## What to produce
Give the data again exactly, from its opening line through the line in which "0.784, 0.685, 0.751]" appears.

BEGIN Data extract

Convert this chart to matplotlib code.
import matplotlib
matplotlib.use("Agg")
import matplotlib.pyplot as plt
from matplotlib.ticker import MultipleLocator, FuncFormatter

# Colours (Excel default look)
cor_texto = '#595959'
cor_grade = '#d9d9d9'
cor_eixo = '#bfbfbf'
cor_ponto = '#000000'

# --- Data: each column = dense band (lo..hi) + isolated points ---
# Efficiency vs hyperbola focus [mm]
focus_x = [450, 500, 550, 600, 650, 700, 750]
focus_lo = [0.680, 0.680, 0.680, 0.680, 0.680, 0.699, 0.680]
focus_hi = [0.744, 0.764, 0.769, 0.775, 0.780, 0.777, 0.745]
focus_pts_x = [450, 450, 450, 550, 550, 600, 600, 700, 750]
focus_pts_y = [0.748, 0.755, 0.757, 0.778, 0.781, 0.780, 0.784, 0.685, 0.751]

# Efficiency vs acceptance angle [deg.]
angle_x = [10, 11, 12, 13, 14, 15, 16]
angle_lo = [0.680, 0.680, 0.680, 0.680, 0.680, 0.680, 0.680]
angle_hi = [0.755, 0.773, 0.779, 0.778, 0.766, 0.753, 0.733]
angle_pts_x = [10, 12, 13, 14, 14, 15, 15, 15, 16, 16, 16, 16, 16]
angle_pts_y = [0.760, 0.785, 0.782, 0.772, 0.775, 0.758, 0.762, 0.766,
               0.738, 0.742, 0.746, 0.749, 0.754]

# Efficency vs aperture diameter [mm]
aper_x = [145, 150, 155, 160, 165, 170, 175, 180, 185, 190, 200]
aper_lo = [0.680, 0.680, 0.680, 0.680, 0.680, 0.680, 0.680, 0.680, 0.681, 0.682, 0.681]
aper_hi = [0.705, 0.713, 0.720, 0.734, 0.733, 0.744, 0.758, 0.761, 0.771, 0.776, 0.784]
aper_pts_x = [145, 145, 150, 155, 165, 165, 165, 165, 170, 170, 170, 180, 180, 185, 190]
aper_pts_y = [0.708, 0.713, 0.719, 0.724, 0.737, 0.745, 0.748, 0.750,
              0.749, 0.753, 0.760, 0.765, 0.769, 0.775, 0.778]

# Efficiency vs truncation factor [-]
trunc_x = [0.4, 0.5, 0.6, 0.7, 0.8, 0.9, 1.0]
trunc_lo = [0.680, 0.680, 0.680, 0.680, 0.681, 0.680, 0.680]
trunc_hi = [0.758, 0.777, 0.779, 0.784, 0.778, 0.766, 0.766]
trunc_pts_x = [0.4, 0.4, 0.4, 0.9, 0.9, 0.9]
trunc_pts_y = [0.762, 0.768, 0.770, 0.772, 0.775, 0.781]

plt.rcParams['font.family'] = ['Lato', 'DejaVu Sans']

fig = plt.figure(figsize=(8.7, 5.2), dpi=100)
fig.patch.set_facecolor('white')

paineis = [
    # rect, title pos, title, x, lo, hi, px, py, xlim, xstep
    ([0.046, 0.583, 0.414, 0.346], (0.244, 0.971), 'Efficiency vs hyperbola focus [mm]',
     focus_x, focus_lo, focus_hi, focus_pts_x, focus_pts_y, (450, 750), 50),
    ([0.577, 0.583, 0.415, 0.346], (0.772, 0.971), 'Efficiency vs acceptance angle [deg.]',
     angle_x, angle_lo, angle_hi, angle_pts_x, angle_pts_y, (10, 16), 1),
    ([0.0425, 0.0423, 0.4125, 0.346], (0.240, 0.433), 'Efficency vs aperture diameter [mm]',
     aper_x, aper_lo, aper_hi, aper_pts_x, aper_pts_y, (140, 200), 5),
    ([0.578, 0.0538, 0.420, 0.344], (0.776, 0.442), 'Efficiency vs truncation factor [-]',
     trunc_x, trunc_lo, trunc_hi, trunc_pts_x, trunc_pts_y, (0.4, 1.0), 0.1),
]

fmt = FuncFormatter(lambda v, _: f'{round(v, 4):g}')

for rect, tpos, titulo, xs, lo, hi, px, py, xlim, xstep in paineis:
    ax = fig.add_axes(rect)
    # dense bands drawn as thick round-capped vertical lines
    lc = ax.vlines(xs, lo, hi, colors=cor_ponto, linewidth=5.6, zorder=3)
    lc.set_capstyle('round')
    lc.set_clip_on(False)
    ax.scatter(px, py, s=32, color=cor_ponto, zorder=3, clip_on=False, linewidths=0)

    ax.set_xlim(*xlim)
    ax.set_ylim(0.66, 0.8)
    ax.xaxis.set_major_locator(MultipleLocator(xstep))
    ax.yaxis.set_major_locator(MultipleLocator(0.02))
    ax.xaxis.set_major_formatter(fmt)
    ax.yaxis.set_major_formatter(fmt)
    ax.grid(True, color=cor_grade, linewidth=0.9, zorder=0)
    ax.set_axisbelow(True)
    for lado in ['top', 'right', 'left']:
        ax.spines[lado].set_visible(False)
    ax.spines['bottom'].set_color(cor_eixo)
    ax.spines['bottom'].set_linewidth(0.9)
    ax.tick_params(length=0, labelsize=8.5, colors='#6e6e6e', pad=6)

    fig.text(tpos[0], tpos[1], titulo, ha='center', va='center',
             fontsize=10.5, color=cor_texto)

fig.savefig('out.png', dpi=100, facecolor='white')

END Data extract

## Solution for this problem
Convert this chart to matplotlib code.
import matplotlib
matplotlib.use("Agg")
import matplotlib.pyplot as plt
from matplotlib.ticker import MultipleLocator, FuncFormatter

# Colours (Excel default look)
cor_texto = '#595959'
cor_grade = '#d9d9d9'
cor_eixo = '#bfbfbf'
cor_ponto = '#000000'

# --- Data: each column = dense band (lo..hi) + isolated points ---
# Efficiency vs hyperbola focus [mm]
focus_x = [450, 500, 550, 600, 650, 700, 750]
focus_lo = [0.680, 0.680, 0.680, 0.680, 0.680, 0.699, 0.680]
focus_hi = [0.744, 0.764, 0.769, 0.775, 0.780, 0.777, 0.745]
focus_pts_x = [450, 450, 450, 550, 550, 600, 600, 700, 750]
focus_pts_y = [0.748, 0.755, 0.757, 0.778, 0.781, 0.780, 0.784, 0.685, 0.751]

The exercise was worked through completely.